[start]

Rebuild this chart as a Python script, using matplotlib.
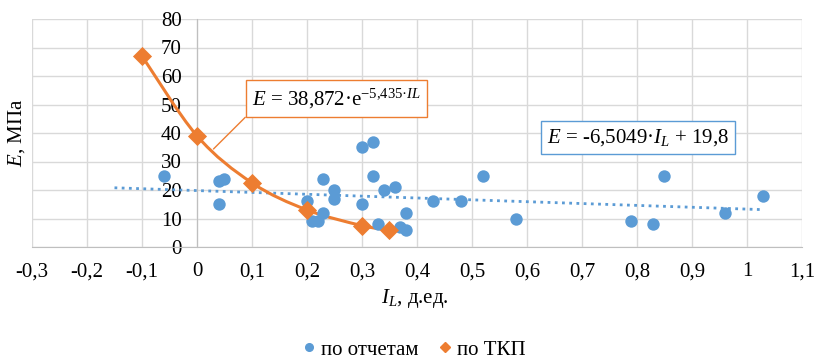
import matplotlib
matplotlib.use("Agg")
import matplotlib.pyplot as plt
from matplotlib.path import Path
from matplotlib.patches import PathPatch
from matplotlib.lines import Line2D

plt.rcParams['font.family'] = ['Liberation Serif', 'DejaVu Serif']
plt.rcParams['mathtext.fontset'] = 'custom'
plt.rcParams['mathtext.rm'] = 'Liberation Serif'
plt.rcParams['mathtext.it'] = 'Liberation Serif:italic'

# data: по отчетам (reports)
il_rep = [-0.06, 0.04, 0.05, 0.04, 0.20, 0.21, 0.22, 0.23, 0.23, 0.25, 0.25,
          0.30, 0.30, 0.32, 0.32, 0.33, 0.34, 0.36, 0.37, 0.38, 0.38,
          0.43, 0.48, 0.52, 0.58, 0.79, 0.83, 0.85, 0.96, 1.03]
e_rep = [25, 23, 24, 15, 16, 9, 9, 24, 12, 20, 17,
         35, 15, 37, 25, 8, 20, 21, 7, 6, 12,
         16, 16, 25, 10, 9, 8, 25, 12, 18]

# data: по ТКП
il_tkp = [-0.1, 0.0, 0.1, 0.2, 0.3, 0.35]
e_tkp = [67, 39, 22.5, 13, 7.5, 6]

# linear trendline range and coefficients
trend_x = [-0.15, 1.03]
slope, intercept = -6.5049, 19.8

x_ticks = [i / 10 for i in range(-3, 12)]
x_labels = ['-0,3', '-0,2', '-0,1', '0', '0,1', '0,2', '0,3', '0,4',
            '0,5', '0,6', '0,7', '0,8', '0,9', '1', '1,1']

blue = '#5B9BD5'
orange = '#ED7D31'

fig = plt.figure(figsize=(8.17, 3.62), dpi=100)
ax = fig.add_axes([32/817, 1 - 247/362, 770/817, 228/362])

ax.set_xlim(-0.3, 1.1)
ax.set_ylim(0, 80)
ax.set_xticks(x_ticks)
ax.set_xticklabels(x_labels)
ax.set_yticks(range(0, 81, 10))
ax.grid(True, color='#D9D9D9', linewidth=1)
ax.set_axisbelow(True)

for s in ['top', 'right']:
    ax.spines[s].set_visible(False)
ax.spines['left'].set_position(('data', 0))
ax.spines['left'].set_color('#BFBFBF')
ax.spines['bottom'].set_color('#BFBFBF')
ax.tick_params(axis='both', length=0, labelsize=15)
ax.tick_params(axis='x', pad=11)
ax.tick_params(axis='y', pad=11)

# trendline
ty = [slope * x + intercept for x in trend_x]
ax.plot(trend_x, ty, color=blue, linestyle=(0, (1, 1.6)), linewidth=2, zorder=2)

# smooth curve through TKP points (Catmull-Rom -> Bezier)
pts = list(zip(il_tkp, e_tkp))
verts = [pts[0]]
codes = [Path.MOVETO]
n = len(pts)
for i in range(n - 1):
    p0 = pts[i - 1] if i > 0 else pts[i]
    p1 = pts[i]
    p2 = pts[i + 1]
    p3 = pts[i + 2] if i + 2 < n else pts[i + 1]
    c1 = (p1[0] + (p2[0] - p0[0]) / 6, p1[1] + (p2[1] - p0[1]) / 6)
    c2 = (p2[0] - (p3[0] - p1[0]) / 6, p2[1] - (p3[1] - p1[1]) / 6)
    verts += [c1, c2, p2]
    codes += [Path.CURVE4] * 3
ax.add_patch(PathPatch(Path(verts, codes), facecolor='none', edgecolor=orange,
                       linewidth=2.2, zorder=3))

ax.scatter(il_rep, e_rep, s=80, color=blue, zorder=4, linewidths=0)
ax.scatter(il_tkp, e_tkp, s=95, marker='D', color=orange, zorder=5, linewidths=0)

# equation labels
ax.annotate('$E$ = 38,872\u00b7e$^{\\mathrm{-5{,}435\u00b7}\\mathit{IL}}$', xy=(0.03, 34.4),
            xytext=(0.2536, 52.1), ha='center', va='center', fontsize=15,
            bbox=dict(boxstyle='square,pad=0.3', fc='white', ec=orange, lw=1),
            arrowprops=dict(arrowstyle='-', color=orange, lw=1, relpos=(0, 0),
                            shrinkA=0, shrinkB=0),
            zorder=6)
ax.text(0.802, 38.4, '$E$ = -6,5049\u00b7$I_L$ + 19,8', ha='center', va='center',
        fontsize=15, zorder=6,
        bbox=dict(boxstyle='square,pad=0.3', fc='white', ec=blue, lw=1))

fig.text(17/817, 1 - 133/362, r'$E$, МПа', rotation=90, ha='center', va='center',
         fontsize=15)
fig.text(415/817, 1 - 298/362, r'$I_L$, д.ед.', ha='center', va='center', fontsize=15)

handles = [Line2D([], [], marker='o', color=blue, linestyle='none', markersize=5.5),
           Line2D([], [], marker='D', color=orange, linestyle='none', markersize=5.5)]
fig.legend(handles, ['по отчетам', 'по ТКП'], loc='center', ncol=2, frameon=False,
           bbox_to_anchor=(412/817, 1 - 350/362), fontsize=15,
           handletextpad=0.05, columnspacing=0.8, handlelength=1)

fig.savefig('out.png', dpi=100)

[end]

* [WHAT YOU WILL DO] Please write out all of the material above without changing a word, and omit any pictures.

* [WORKED SOLUTION]
Rebuild this chart as a Python script, using matplotlib.
import matplotlib
matplotlib.use("Agg")
import matplotlib.pyplot as plt
from matplotlib.path import Path
from matplotlib.patches import PathPatch
from matplotlib.lines import Line2D

plt.rcParams['font.family'] = ['Liberation Serif', 'DejaVu Serif']
plt.rcParams['mathtext.fontset'] = 'custom'
plt.rcParams['mathtext.rm'] = 'Liberation Serif'
plt.rcParams['mathtext.it'] = 'Liberation Serif:italic'

# data: по отчетам (reports)
il_rep = [-0.06, 0.04, 0.05, 0.04, 0.20, 0.21, 0.22, 0.23, 0.23, 0.25, 0.25,
          0.30, 0.30, 0.32, 0.32, 0.33, 0.34, 0.36, 0.37, 0.38, 0.38,
          0.43, 0.48, 0.52, 0.58, 0.79, 0.83, 0.85, 0.96, 1.03]
e_rep = [25, 23, 24, 15, 16, 9, 9, 24, 12, 20, 17,
         35, 15, 37, 25, 8, 20, 21, 7, 6, 12,
         16, 16, 25, 10, 9, 8, 25, 12, 18]

# data: по ТКП
il_tkp = [-0.1, 0.0, 0.1, 0.2, 0.3, 0.35]
e_tkp = [67, 39, 22.5, 13, 7.5, 6]

# linear trendline range and coefficients
trend_x = [-0.15, 1.03]
slope, intercept = -6.5049, 19.8

x_ticks = [i / 10 for i in range(-3, 12)]
x_labels = ['-0,3', '-0,2', '-0,1', '0', '0,1', '0,2', '0,3', '0,4',
            '0,5', '0,6', '0,7', '0,8', '0,9', '1', '1,1']

blue = '#5B9BD5'
orange = '#ED7D31'

fig = plt.figure(figsize=(8.17, 3.62), dpi=100)
ax = fig.add_axes([32/817, 1 - 247/362, 770/817, 228/362])

ax.set_xlim(-0.3, 1.1)
ax.set_ylim(0, 80)
ax.set_xticks(x_ticks)
ax.set_xticklabels(x_labels)
ax.set_yticks(range(0, 81, 10))
ax.grid(True, color='#D9D9D9', linewidth=1)
ax.set_axisbelow(True)

for s in ['top', 'right']:
    ax.spines[s].set_visible(False)
ax.spines['left'].set_position(('data', 0))
ax.spines['left'].set_color('#BFBFBF')
ax.spines['bottom'].set_color('#BFBFBF')
ax.tick_params(axis='both', length=0, labelsize=15)
ax.tick_params(axis='x', pad=11)
ax.tick_params(axis='y', pad=11)

# trendline
ty = [slope * x + intercept for x in trend_x]
ax.plot(trend_x, ty, color=blue, linestyle=(0, (1, 1.6)), linewidth=2, zorder=2)

# smooth curve through TKP points (Catmull-Rom -> Bezier)
pts = list(zip(il_tkp, e_tkp))
verts = [pts[0]]
codes = [Path.MOVETO]
n = len(pts)
for i in range(n - 1):
    p0 = pts[i - 1] if i > 0 else pts[i]
    p1 = pts[i]
    p2 = pts[i + 1]
    p3 = pts[i + 2] if i + 2 < n else pts[i + 1]
    c1 = (p1[0] + (p2[0] - p0[0]) / 6, p1[1] + (p2[1] - p0[1]) / 6)
    c2 = (p2[0] - (p3[0] - p1[0]) / 6, p2[1] - (p3[1] - p1[1]) / 6)
    verts += [c1, c2, p2]
    codes += [Path.CURVE4] * 3
ax.add_patch(PathPatch(Path(verts, codes), facecolor='none', edgecolor=orange,
                       linewidth=2.2, zorder=3))

ax.scatter(il_rep, e_rep, s=80, color=blue, zorder=4, linewidths=0)
ax.scatter(il_tkp, e_tkp, s=95, marker='D', color=orange, zorder=5, linewidths=0)

# equation labels
ax.annotate('$E$ = 38,872\u00b7e$^{\\mathrm{-5{,}435\u00b7}\\mathit{IL}}$', xy=(0.03, 34.4),
            xytext=(0.2536, 52.1), ha='center', va='center', fontsize=15,
            bbox=dict(boxstyle='square,pad=0.3', fc='white', ec=orange, lw=1),
            arrowprops=dict(arrowstyle='-', color=orange, lw=1, relpos=(0, 0),
                            shrinkA=0, shrinkB=0),
            zorder=6)
ax.text(0.802, 38.4, '$E$ = -6,5049\u00b7$I_L$ + 19,8', ha='center', va='center',
        fontsize=15, zorder=6,
        bbox=dict(boxstyle='square,pad=0.3', fc='white', ec=blue, lw=1))

fig.text(17/817, 1 - 133/362, r'$E$, МПа', rotation=90, ha='center', va='center',
         fontsize=15)
fig.text(415/817, 1 - 298/362, r'$I_L$, д.ед.', ha='center', va='center', fontsize=15)

handles = [Line2D([], [], marker='o', color=blue, linestyle='none', markersize=5.5),
           Line2D([], [], marker='D', color=orange, linestyle='none', markersize=5.5)]
fig.legend(handles, ['по отчетам', 'по ТКП'], loc='center', ncol=2, frameon=False,
           bbox_to_anchor=(412/817, 1 - 350/362), fontsize=15,
           handletextpad=0.05, columnspacing=0.8, handlelength=1)

fig.savefig('out.png', dpi=100)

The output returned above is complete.